- _Code that draws figures_
════════════════

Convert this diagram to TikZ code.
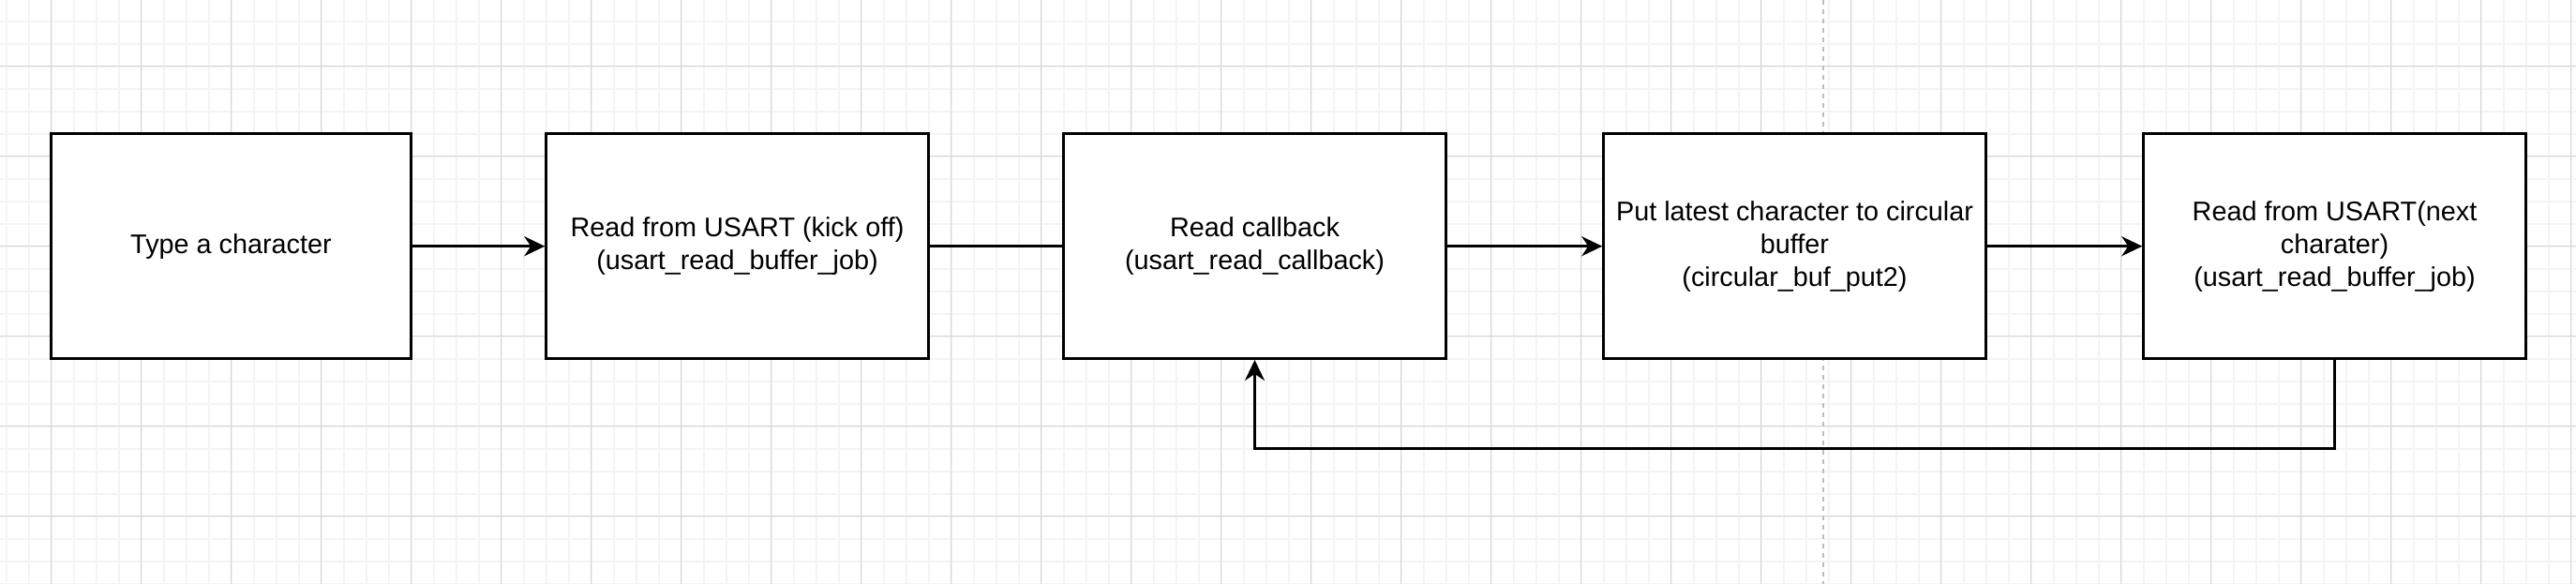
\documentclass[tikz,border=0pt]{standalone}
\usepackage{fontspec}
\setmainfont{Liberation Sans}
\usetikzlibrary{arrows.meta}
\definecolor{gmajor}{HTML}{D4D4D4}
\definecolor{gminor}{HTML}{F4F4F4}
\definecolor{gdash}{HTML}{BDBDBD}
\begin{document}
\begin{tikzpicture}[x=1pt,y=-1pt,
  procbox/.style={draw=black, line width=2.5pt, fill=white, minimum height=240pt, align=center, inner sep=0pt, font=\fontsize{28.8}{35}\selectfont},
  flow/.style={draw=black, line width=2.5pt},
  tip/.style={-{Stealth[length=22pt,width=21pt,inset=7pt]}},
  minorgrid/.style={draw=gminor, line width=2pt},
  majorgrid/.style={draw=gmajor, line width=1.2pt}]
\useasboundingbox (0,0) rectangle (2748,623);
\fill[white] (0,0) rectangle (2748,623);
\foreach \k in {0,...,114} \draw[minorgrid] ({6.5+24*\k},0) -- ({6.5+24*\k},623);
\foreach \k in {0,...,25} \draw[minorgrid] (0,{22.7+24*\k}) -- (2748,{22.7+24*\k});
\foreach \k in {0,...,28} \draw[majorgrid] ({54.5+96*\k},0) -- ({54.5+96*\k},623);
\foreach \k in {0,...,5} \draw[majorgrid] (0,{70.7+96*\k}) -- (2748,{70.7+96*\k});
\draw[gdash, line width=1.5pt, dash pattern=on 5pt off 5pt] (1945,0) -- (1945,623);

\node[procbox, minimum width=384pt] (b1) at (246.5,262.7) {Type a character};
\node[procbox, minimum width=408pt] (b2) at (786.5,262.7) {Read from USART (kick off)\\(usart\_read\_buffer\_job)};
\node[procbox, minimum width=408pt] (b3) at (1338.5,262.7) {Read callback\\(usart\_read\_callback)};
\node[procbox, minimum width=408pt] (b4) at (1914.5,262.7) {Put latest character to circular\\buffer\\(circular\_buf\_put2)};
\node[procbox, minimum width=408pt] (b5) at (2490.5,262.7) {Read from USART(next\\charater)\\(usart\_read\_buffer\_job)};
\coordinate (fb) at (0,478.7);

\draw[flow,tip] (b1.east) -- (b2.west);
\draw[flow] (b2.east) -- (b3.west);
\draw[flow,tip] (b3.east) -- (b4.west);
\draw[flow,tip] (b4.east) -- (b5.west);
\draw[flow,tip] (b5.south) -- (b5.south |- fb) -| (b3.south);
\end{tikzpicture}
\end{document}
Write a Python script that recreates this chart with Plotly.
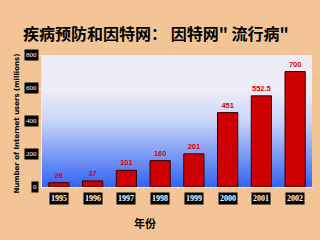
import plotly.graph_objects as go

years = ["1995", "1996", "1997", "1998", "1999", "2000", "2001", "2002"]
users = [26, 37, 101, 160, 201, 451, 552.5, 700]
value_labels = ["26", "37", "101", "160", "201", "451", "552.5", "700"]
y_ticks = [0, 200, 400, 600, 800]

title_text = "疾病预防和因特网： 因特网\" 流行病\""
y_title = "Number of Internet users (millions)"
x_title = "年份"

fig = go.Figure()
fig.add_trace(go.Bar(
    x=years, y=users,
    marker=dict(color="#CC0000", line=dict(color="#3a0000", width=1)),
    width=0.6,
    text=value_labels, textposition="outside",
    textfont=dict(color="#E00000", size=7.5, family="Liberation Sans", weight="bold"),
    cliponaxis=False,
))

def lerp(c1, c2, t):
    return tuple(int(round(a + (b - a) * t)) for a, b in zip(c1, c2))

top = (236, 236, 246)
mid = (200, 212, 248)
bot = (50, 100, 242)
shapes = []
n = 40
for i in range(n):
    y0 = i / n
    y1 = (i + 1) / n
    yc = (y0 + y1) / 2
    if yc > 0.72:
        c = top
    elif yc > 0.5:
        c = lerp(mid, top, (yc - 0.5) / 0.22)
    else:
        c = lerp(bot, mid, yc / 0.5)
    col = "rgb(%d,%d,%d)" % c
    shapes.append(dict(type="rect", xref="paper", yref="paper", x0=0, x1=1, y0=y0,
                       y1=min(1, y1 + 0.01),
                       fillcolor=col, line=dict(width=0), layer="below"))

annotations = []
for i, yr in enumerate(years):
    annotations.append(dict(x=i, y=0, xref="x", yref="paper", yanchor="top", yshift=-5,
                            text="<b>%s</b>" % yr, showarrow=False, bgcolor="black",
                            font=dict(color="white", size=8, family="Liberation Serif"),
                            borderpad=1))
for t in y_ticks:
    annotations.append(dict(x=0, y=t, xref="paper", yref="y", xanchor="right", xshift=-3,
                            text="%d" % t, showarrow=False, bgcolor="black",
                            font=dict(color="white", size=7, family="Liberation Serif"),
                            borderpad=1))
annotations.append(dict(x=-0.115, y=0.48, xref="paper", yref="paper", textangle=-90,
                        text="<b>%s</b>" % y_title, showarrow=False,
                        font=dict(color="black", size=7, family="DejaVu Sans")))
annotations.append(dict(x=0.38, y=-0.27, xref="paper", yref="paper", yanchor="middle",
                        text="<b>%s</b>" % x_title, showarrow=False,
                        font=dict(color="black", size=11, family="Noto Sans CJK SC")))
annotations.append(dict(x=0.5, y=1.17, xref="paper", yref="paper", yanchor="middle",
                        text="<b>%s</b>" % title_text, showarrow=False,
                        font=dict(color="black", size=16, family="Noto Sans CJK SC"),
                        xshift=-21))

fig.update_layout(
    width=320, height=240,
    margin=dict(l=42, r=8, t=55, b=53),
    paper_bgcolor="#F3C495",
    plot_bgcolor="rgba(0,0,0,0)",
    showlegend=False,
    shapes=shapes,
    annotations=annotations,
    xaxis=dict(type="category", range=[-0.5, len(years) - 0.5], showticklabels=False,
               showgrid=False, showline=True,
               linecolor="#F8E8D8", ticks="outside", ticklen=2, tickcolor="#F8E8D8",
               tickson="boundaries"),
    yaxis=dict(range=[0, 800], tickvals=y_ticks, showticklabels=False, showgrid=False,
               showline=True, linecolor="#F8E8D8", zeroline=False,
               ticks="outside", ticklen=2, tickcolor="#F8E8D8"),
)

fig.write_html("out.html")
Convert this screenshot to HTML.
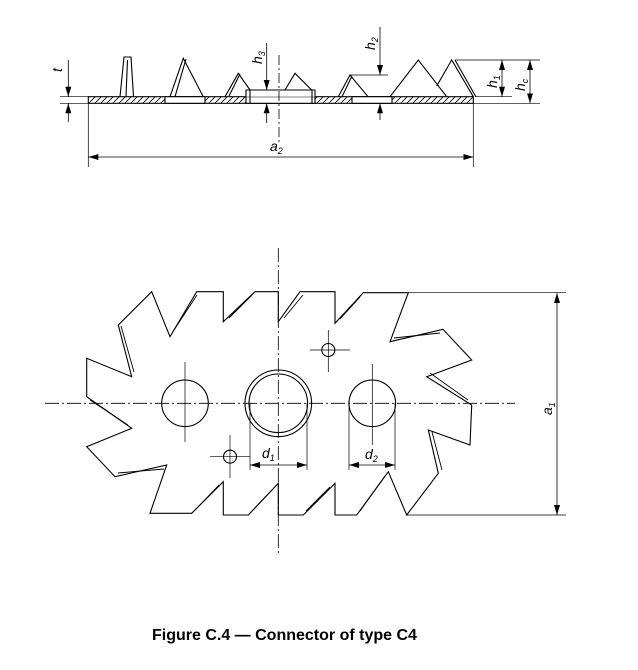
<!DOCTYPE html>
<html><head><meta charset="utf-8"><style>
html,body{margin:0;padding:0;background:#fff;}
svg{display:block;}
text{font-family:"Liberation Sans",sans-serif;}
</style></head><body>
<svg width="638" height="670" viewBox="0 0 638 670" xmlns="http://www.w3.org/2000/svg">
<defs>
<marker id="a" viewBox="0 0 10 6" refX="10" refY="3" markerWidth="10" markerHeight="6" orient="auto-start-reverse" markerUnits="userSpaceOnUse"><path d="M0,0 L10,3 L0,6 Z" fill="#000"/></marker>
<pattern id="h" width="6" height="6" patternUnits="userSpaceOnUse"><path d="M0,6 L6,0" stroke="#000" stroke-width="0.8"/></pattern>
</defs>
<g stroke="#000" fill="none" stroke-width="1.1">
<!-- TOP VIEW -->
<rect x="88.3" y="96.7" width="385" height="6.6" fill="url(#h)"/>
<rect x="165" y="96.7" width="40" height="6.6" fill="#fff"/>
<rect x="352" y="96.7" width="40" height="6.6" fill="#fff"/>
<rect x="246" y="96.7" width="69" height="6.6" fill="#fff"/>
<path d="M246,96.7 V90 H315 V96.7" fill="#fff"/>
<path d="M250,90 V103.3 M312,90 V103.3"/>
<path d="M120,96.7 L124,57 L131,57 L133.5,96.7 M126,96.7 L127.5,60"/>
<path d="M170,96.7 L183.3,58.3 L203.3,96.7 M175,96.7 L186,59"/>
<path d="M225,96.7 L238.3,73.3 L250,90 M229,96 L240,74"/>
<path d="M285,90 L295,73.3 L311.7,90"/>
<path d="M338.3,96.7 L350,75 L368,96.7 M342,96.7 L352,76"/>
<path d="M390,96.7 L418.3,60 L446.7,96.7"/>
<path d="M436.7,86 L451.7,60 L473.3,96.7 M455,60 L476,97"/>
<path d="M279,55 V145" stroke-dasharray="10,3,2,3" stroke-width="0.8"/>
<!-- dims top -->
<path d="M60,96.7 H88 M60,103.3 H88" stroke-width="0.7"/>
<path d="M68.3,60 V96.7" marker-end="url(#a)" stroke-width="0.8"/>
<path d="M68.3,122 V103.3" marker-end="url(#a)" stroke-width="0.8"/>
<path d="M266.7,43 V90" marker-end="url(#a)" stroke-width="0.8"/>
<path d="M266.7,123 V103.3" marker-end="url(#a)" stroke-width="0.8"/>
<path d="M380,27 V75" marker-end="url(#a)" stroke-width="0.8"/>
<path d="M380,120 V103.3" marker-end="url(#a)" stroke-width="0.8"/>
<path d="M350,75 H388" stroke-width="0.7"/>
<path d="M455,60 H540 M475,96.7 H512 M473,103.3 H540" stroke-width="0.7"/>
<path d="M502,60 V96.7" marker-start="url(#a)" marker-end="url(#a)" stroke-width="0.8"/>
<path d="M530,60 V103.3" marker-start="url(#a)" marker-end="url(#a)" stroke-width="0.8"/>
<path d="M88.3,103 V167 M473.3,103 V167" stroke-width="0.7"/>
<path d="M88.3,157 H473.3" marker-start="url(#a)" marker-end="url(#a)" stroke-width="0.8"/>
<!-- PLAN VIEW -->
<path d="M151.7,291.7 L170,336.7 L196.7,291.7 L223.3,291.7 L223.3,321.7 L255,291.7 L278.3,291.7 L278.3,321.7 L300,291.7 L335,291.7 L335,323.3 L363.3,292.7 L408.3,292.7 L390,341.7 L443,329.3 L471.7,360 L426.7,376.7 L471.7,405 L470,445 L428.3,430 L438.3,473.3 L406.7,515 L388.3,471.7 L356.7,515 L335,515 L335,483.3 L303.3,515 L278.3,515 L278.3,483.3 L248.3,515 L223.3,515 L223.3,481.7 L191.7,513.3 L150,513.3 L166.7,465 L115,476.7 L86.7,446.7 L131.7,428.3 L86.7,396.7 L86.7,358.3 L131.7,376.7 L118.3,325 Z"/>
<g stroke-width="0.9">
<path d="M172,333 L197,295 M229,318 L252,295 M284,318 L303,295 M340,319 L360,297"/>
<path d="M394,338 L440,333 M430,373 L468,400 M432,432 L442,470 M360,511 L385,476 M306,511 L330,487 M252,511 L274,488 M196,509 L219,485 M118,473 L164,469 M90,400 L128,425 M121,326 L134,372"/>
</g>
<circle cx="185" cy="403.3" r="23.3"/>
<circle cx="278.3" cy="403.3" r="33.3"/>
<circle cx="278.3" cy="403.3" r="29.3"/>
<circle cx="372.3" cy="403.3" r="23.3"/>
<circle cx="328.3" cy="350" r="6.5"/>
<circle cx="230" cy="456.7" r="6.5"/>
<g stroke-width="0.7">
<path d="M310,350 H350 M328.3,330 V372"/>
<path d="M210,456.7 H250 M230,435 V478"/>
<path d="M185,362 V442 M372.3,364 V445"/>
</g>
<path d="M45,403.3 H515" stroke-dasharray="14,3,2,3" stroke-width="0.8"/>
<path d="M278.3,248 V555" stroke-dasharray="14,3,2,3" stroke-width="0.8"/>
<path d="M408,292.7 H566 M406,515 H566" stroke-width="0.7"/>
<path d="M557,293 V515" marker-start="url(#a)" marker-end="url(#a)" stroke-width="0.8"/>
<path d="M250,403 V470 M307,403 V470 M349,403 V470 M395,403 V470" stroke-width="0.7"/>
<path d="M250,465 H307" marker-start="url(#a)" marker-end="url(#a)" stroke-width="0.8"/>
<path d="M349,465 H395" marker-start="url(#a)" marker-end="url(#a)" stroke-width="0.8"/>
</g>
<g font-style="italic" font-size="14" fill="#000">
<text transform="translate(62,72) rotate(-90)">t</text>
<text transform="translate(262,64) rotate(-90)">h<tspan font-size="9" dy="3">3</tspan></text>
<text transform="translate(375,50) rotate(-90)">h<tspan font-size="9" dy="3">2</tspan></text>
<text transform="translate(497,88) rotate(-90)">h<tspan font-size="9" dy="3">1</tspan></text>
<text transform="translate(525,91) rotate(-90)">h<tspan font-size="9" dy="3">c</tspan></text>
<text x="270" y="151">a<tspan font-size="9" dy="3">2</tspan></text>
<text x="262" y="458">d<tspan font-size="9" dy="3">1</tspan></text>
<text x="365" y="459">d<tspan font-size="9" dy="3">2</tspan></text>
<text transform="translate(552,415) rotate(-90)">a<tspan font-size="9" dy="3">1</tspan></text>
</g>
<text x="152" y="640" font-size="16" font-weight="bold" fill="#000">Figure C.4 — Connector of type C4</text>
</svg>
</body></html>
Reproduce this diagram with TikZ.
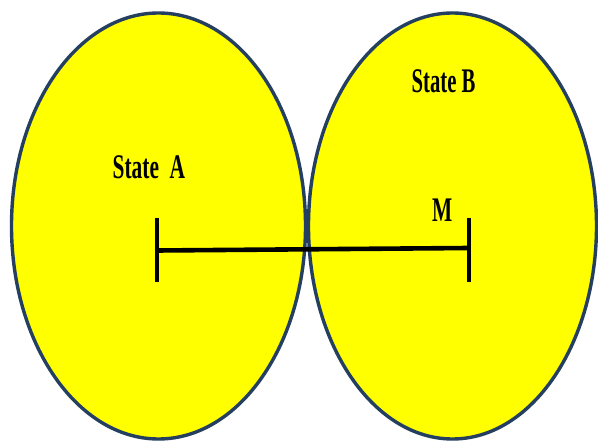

════════════════

From the listing above, collect every line that mentions the word "with".

Write a Python script that recreates this chart with Plotly.
Reproduce this diagram with TikZ.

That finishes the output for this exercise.